When running a company, understanding how to allocate capital effectively is important for the sustained success and growth of the operations. Two crucial concepts that stand at the forefront of this strategic endeavor are Return on Capital (ROC) and Return of Capital. These concepts, while sounding similar, play distinct roles in financial decision-making and are fundamental to stakeholders ranging from equity shareholders to bondholders and management. This article delves into the intricacies of ROC and Return of Capital, shedding light on how companies can leverage these measures to make informed investment decisions and maximize value for shareholders.

Return on Capital is a key metric for determining the success of a business’s ventures. For a business opportunity to be deemed attractive, its return on capital must surpass its cost of capital. The cost of capital represents the rate of return a company must achieve on its investment projects to maintain its market value and attract funding. This rate is crucial for evaluating new projects, guiding decisions on whether to move forward. It incorporates both the cost of debt and the cost of equity, mirroring the expenses associated with financing the company’s operations through borrowing and issuing equity. Thus, the cost of capital acts as a vital benchmark, assessing the attractiveness of an investment opportunity by ensuring that the returns exceed this benchmark for the investment to be considered viable.

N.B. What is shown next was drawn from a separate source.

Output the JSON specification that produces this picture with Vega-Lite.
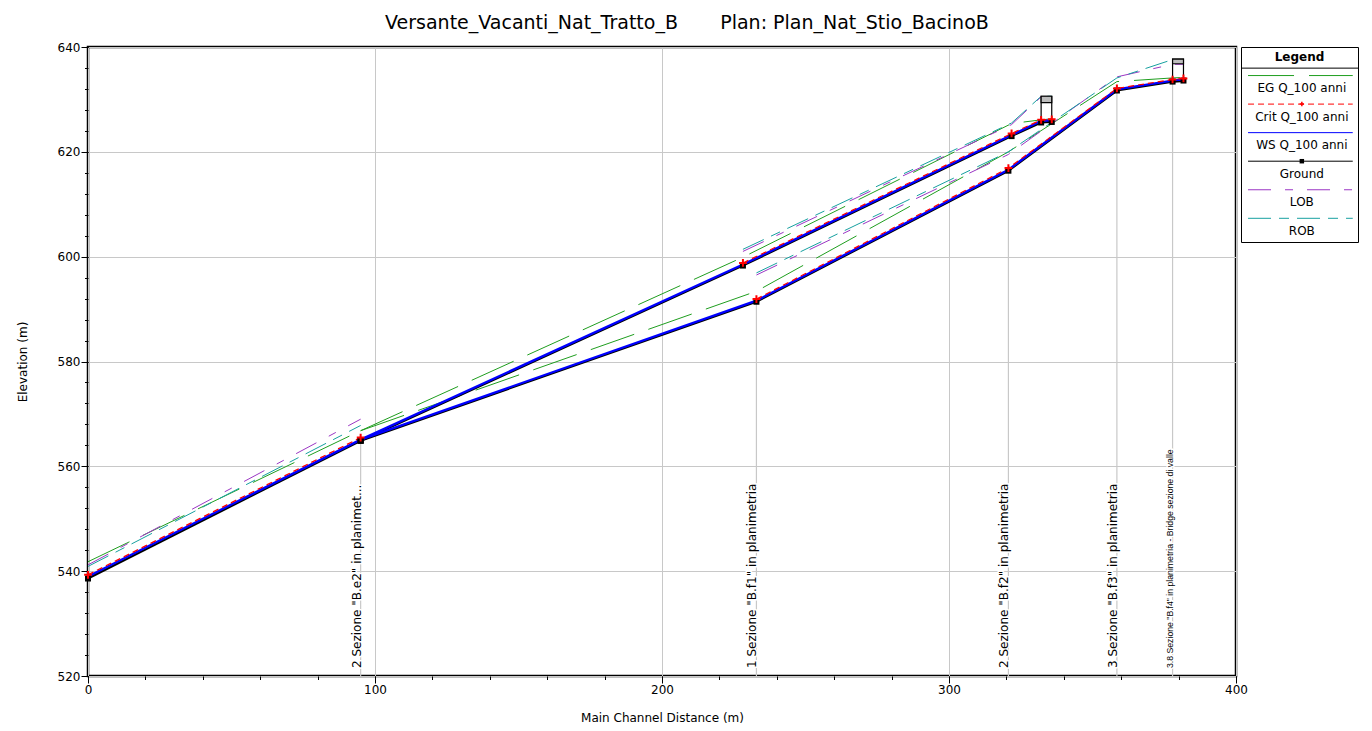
{
  "$schema": "https://vega.github.io/schema/vega-lite/v6.json",
  "background": "white",
  "padding": {"left": 14, "top": 14, "right": 5, "bottom": 5},
  "bounds": "flush",
  "spacing": 5,
  "title": {
    "text": "Versante_Vacanti_Nat_Tratto_B\u00a0\u00a0\u00a0\u00a0\u00a0\u00a0\u00a0Plan:\u00a0Plan_Nat_Stio_BacinoB",
    "font": "DejaVu Sans",
    "fontSize": 19,
    "fontWeight": "normal",
    "color": "black",
    "anchor": "middle",
    "offset": 6.5
  },
  "config": {
    "font": "DejaVu Sans",
    "axis": {
      "labelFont": "DejaVu Sans",
      "labelFontSize": 12,
      "labelColor": "black",
      "titleFont": "DejaVu Sans",
      "titleFontSize": 12,
      "titleFontWeight": "normal",
      "titleColor": "black",
      "tickColor": "black",
      "domain": false,
      "labelFlush": false,
      "labelOverlap": false,
      "gridColor": "#c8c8c8",
      "gridWidth": 1,
      "gridOpacity": 1
    }
  },
  "datasets": {
    "profile": [
      {"reach": "R1", "x": 0, "Ground": 538.6, "WS": 539.0, "Crit": 539.3, "EG": 541.8, "LOB": 541.2, "ROB": 540.9},
      {"reach": "R1", "x": 95, "Ground": 564.9, "WS": 565.1, "Crit": 565.5, "EG": 566.8, "LOB": 569.0, "ROB": 567.8},
      {"reach": "R2", "x": 95, "Ground": 564.9, "WS": 565.1, "Crit": null, "EG": 566.8, "LOB": null, "ROB": null},
      {"reach": "R2", "x": 228.2, "Ground": 598.3, "WS": 598.5, "Crit": 598.8, "EG": 599.9, "LOB": 601.0, "ROB": 601.4},
      {"reach": "R2", "x": 321.8, "Ground": 623.0, "WS": 623.2, "Crit": 623.5, "EG": 625.4, "LOB": 625.2, "ROB": 625.5},
      {"reach": "R2", "x": 332.1, "Ground": 625.6, "WS": 625.9, "Crit": 626.1, "EG": 626.1, "LOB": 630.5, "ROB": 630.6},
      {"reach": "R2", "x": 335.8, "Ground": 625.7, "WS": 626.0, "Crit": 626.2, "EG": 626.3, "LOB": 630.5, "ROB": 630.6},
      {"reach": "R3", "x": 95, "Ground": 564.9, "WS": 565.1, "Crit": null, "EG": 566.8, "LOB": null, "ROB": null},
      {"reach": "R3", "x": 232.9, "Ground": 591.4, "WS": 591.6, "Crit": 591.9, "EG": 593.4, "LOB": 596.5, "ROB": 596.9},
      {"reach": "R3", "x": 320.7, "Ground": 616.4, "WS": 616.6, "Crit": 616.9, "EG": 620.0, "LOB": 619.5, "ROB": 620.0},
      {"reach": "R3", "x": 358.5, "Ground": 631.7, "WS": 631.9, "Crit": 632.1, "EG": 633.4, "LOB": 634.3, "ROB": 634.1},
      {"reach": "R3", "x": 377.9, "Ground": 633.4, "WS": 633.6, "Crit": 633.8, "EG": 634.1, "LOB": 636.7, "ROB": 637.6},
      {"reach": "R3", "x": 381.7, "Ground": 633.6, "WS": 633.8, "Crit": 634.0, "EG": 634.2, "LOB": 636.7, "ROB": 637.6}
    ],
    "sections": [
      {"x": 95, "ground": 564.9, "label": "2 Sezione \"B.e2\" in planimet..."},
      {"x": 232.9, "ground": 591.4, "label": "1 Sezione \"B.f1\" in planimetria"},
      {"x": 320.7, "ground": 616.4, "label": "2 Sezione \"B.f2\" in planimetria"},
      {"x": 358.5, "ground": 631.7, "label": "3 Sezione \"B.f3\" in planimetria"},
      {"x": 377.9, "ground": 633.4, "label": "3.8 Sezione \"B.f4\" in planimetria - Bridge sezione di valle"}
    ],
    "bridges": [
      {"x": 332.1, "x2": 335.8, "ground": 625.6, "low": 629.4, "top": 630.6},
      {"x": 377.9, "x2": 381.7, "ground": 633.4, "low": 636.8, "top": 637.7}
    ],
    "legendItems": [
      {"key": "EG", "label": "EG Q_100 anni", "order": 1},
      {"key": "Crit", "label": "Crit Q_100 anni", "order": 2},
      {"key": "WS", "label": "WS Q_100 anni", "order": 3},
      {"key": "Ground", "label": "Ground", "order": 4},
      {"key": "LOB", "label": "LOB", "order": 5},
      {"key": "ROB", "label": "ROB", "order": 6}
    ]
  },
  "hconcat": [
    {
      "width": 1148,
      "height": 629,
      "view": {"stroke": "black", "strokeWidth": 2.5},
      "resolve": {"axis": {"x": "independent", "y": "independent"}},
      "layer": [
        {
          "data": {"name": "sections"},
          "mark": {"type": "point", "opacity": 0},
          "encoding": {
            "x": {
              "field": "x", "type": "quantitative",
              "scale": {"domain": [0, 400], "nice": false, "zero": false},
              "title": "Main Channel Distance (m)",
              "axis": {"orient": "bottom", "values": [0, 100, 200, 300, 400], "grid": true, "tickSize": 7, "labelPadding": 1, "titlePadding": 17, "format": "d"}
            },
            "y": {
              "field": "ground", "type": "quantitative",
              "scale": {"domain": [520, 640], "nice": false, "zero": false},
              "title": "Elevation (m)",
              "axis": {"orient": "left", "values": [520, 540, 560, 580, 600, 620, 640], "grid": true, "tickSize": 7, "labelPadding": 1, "titlePadding": 28, "format": "d"}
            }
          }
        },
        {
          "data": {"name": "sections"},
          "mark": {"type": "point", "opacity": 0},
          "encoding": {
            "x": {
              "field": "x", "type": "quantitative",
              "axis": {"orient": "bottom", "values": [0, 20, 40, 60, 80, 100, 120, 140, 160, 180, 200, 220, 240, 260, 280, 300, 320, 340, 360, 380, 400], "tickSize": 3.5, "labels": false, "grid": false, "title": null}
            },
            "y": {
              "field": "ground", "type": "quantitative",
              "axis": {"orient": "left", "values": [520, 524, 528, 532, 536, 540, 544, 548, 552, 556, 560, 564, 568, 572, 576, 580, 584, 588, 592, 596, 600, 604, 608, 612, 616, 620, 624, 628, 632, 636, 640], "tickSize": 3.5, "labels": false, "grid": false, "title": null}
            }
          }
        },
        {
          "data": {"name": "sections"},
          "mark": {"type": "rule", "color": "#c8c8c8", "strokeWidth": 1.2},
          "encoding": {
            "x": {"field": "x", "type": "quantitative", "axis": null},
            "y": {"field": "ground", "type": "quantitative", "axis": null},
            "y2": {"datum": 520}
          }
        },
        {
          "data": {"name": "sections"},
          "transform": [{"filter": "datum.x < 370"}],
          "mark": {"type": "text", "angle": 270, "align": "left", "baseline": "alphabetic", "dx": 8, "fontSize": 12, "font": "DejaVu Sans", "fill": "white", "stroke": "white", "strokeWidth": 3},
          "encoding": {
            "x": {"field": "x", "type": "quantitative", "axis": null},
            "y": {"datum": 520, "type": "quantitative", "axis": null},
            "text": {"field": "label"}
          }
        },
        {
          "data": {"name": "sections"},
          "transform": [{"filter": "datum.x < 370"}],
          "mark": {"type": "text", "angle": 270, "align": "left", "baseline": "alphabetic", "dx": 8, "fontSize": 12, "font": "DejaVu Sans", "color": "black"},
          "encoding": {
            "x": {"field": "x", "type": "quantitative", "axis": null},
            "y": {"datum": 520, "type": "quantitative", "axis": null},
            "text": {"field": "label"}
          }
        },
        {
          "data": {"name": "sections"},
          "transform": [{"filter": "datum.x > 370"}],
          "mark": {"type": "text", "angle": 270, "align": "left", "baseline": "alphabetic", "dx": 8, "fontSize": 8.7, "font": "Liberation Sans", "fill": "white", "stroke": "white", "strokeWidth": 3},
          "encoding": {
            "x": {"field": "x", "type": "quantitative", "axis": null},
            "y": {"datum": 520, "type": "quantitative", "axis": null},
            "text": {"field": "label"}
          }
        },
        {
          "data": {"name": "sections"},
          "transform": [{"filter": "datum.x > 370"}],
          "mark": {"type": "text", "angle": 270, "align": "left", "baseline": "alphabetic", "dx": 8, "fontSize": 8.7, "font": "Liberation Sans", "color": "black"},
          "encoding": {
            "x": {"field": "x", "type": "quantitative", "axis": null},
            "y": {"datum": 520, "type": "quantitative", "axis": null},
            "text": {"field": "label"}
          }
        },
        {
          "data": {"name": "profile"},
          "transform": [
            {"fold": ["Ground", "WS", "Crit", "EG", "LOB", "ROB"], "as": ["series", "elev"]},
            {"filter": "isValid(datum.elev)"}
          ],
          "encoding": {
            "x": {"field": "x", "type": "quantitative", "axis": null},
            "y": {"field": "elev", "type": "quantitative", "axis": null},
            "detail": {"field": "reach"}
          },
          "layer": [
            {"transform": [{"filter": "datum.series === 'EG'"}], "mark": {"type": "line", "color": "#1f9e1f", "strokeWidth": 1, "strokeDash": [46, 15]}},
            {"transform": [{"filter": "datum.series === 'LOB'"}], "mark": {"type": "line", "color": "#9b36c4", "strokeWidth": 1, "strokeDash": [23, 14, 8, 14]}},
            {"transform": [{"filter": "datum.series === 'ROB'"}], "mark": {"type": "line", "color": "#17a0a0", "strokeWidth": 1, "strokeDash": [23, 8, 10, 8]}},
            {"transform": [{"filter": "datum.series === 'Ground'"}], "mark": {"type": "line", "color": "black", "strokeWidth": 2.2}},
            {"transform": [{"filter": "datum.series === 'WS'"}], "mark": {"type": "line", "color": "#0000ff", "strokeWidth": 2.3}},
            {"transform": [{"filter": "datum.series === 'Crit'"}], "mark": {"type": "line", "color": "#ff0000", "strokeWidth": 1.2, "strokeDash": [6, 4]}}
          ]
        },
        {
          "data": {"name": "bridges"},
          "mark": {"type": "rect", "fill": "white", "fillOpacity": 0, "stroke": "black", "strokeWidth": 1.2},
          "encoding": {
            "x": {"field": "x", "type": "quantitative", "axis": null},
            "x2": {"field": "x2"},
            "y": {"field": "ground", "type": "quantitative", "axis": null},
            "y2": {"field": "top"}
          }
        },
        {
          "data": {"name": "bridges"},
          "mark": {"type": "rect", "fill": "#bdbdbd", "stroke": "black", "strokeWidth": 1.2},
          "encoding": {
            "x": {"field": "x", "type": "quantitative", "axis": null},
            "x2": {"field": "x2"},
            "y": {"field": "low", "type": "quantitative", "axis": null},
            "y2": {"field": "top"}
          }
        },
        {
          "data": {"name": "profile"},
          "mark": {"type": "point", "shape": "square", "filled": true, "color": "black", "size": 36, "opacity": 1},
          "encoding": {
            "x": {"field": "x", "type": "quantitative", "axis": null},
            "y": {"field": "Ground", "type": "quantitative", "axis": null}
          }
        },
        {
          "data": {"name": "profile"},
          "transform": [{"filter": "isValid(datum.Crit)"}],
          "mark": {"type": "point", "shape": "M-1,0L1,0M0,-1L0,1", "filled": false, "stroke": "#ff0000", "strokeWidth": 2, "size": 60, "opacity": 1},
          "encoding": {
            "x": {"field": "x", "type": "quantitative", "axis": null},
            "y": {"field": "Crit", "type": "quantitative", "axis": null}
          }
        }
      ]
    },
    {
      "width": 117,
      "height": 195,
      "view": {"stroke": "black", "strokeWidth": 1},
      "layer": [
        {
          "data": {"values": [{"head": "Legend"}]},
          "mark": {"type": "text", "fontWeight": "bold", "fontSize": 12, "font": "DejaVu Sans", "color": "black"},
          "encoding": {
            "x": {"datum": 0.5, "type": "quantitative", "scale": {"domain": [0, 1]}, "axis": null},
            "y": {"datum": 0.34, "type": "quantitative", "scale": {"domain": [0, 6.83], "reverse": true, "nice": false, "zero": false}, "axis": null},
            "text": {"field": "head"}
          }
        },
        {
          "data": {"values": [{"head": "Legend"}]},
          "mark": {"type": "rule", "color": "black", "strokeWidth": 1},
          "encoding": {
            "y": {"datum": 0.74, "type": "quantitative", "axis": null}
          }
        },
        {
          "data": {"name": "legendItems"},
          "encoding": {
            "x": {"datum": 0.06, "type": "quantitative", "axis": null},
            "x2": {"datum": 0.955},
            "y": {"field": "order", "type": "quantitative", "axis": null}
          },
          "layer": [
            {"transform": [{"filter": "datum.key === 'EG'"}], "mark": {"type": "rule", "color": "#1f9e1f", "strokeWidth": 1, "strokeDash": [46, 15]}},
            {"transform": [{"filter": "datum.key === 'Crit'"}], "mark": {"type": "rule", "color": "#ff0000", "strokeWidth": 1, "strokeDash": [6, 4]}},
            {"transform": [{"filter": "datum.key === 'WS'"}], "mark": {"type": "rule", "color": "#0000ff", "strokeWidth": 1}},
            {"transform": [{"filter": "datum.key === 'Ground'"}], "mark": {"type": "rule", "color": "black", "strokeWidth": 1}},
            {"transform": [{"filter": "datum.key === 'LOB'"}], "mark": {"type": "rule", "color": "#9b36c4", "strokeWidth": 1, "strokeDash": [23, 14, 8, 14]}},
            {"transform": [{"filter": "datum.key === 'ROB'"}], "mark": {"type": "rule", "color": "#17a0a0", "strokeWidth": 1, "strokeDash": [23, 8, 10, 8]}}
          ]
        },
        {
          "data": {"name": "legendItems"},
          "transform": [{"filter": "datum.key === 'Ground'"}],
          "mark": {"type": "point", "shape": "square", "filled": true, "color": "black", "size": 20, "opacity": 1},
          "encoding": {
            "x": {"datum": 0.52, "type": "quantitative", "axis": null},
            "y": {"field": "order", "type": "quantitative", "axis": null}
          }
        },
        {
          "data": {"name": "legendItems"},
          "transform": [{"filter": "datum.key === 'Crit'"}],
          "mark": {"type": "point", "shape": "M-1,0L1,0M0,-1L0,1", "filled": false, "stroke": "#ff0000", "strokeWidth": 1.5, "size": 20, "opacity": 1},
          "encoding": {
            "x": {"datum": 0.52, "type": "quantitative", "axis": null},
            "y": {"field": "order", "type": "quantitative", "axis": null}
          }
        },
        {
          "data": {"name": "legendItems"},
          "mark": {"type": "text", "fontSize": 12, "font": "DejaVu Sans", "color": "black", "dy": 12.7},
          "encoding": {
            "x": {"datum": 0.52, "type": "quantitative", "axis": null},
            "y": {"field": "order", "type": "quantitative", "axis": null},
            "text": {"field": "label"}
          }
        }
      ]
    }
  ]
}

Return on Capital: The Metric of Investment Efficiency

Return on Capital is a litmus test for investment decisions, signaling whether a company is deploying its resources wisely. ROC can be calculated by dividing a company’s earnings before interest and taxes (EBIT) by its total capital (which includes equity and debt). This metric is crucial for companies and investors alike, as it provides a direct glimpse into the effectiveness of the company’s capital allocation decisions.

For investors, assessing a company’s return on capital is crucial for estimating the potential long-term returns from an investment. While the entry price is important, particularly for value investors who seek a margin of safety by capitalizing on a low entry price, the most critical metric for long-term success is the return on capital or the profitability of operations over time. Over a 5-10 year horizon, the initial entry price becomes less significant if the company consistently generates strong returns on capital. A company that consistently outperforms its peers in return on capital can, over time, deliver far superior returns compared to a company bought at a bargain but whose returns on capital do not exceed its cost of capital.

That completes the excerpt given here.